Филипп спокойно терпел при дворе всех этих чванливых литераторов, но не делал их гетайрами, как землевладельцев и воинов. На пирах они никуда не годились, и там он не желал их видеть. Своими постоянными спорами эти тщеславные всезнайки могли бы испортить пирующим настроение. Конечно, каждый из них с удовольствием сыграл бы роль Евфрая. Но Филипп не был Пердиккой и не хотел приглашать нового Евфрая, ему не хотелось такого застолья, где бы дебатировались вопросы высшей математики или философии.

Филипп не походил также и на Архелая, для которого греческое искусство было важнее всего на свете. Правда, он охотно привлекал ко двору эллинских актеров, певцов и других служителей муз, но по натуре своей был скорее трезвым практиком и широким, великодушным человеком, чем мечтательным поклонником художественного творчества. Он не брал с собой на войну Гомера, не участвовал в разыгрывании пьес и не декламировал Еврипида.
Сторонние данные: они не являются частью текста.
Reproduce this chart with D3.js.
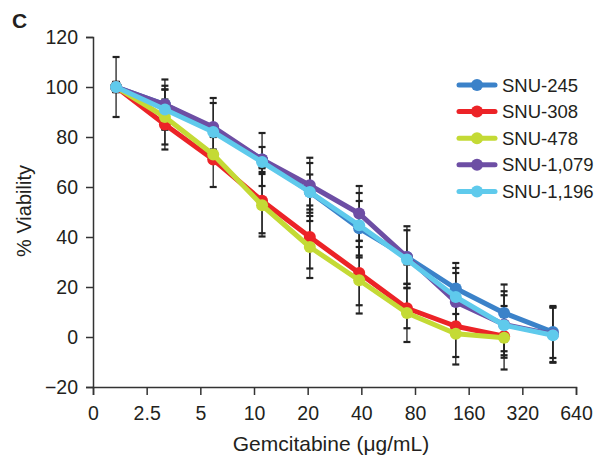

Несмотря на то что мир искусства был ему чужд, он хотел, чтобы подрастающая молодежь воспитывалась в духе любви к прекрасному. Больше, чем кто-либо прежде, он привлекал сыновей знати на службу при дворе. Он создал для них нечто вроде придворной школы «пажей». «Пажи» общались с царем, греческие учителя обучали их риторике, знакомили их с мифологией, с Гомером, но больше всего с Еврипидом. Поэтому офицеры Александра отличались необычным знанием мифологии, философии и литературы. Посев, произведенный Филиппом, дал впоследствии богатый урожай.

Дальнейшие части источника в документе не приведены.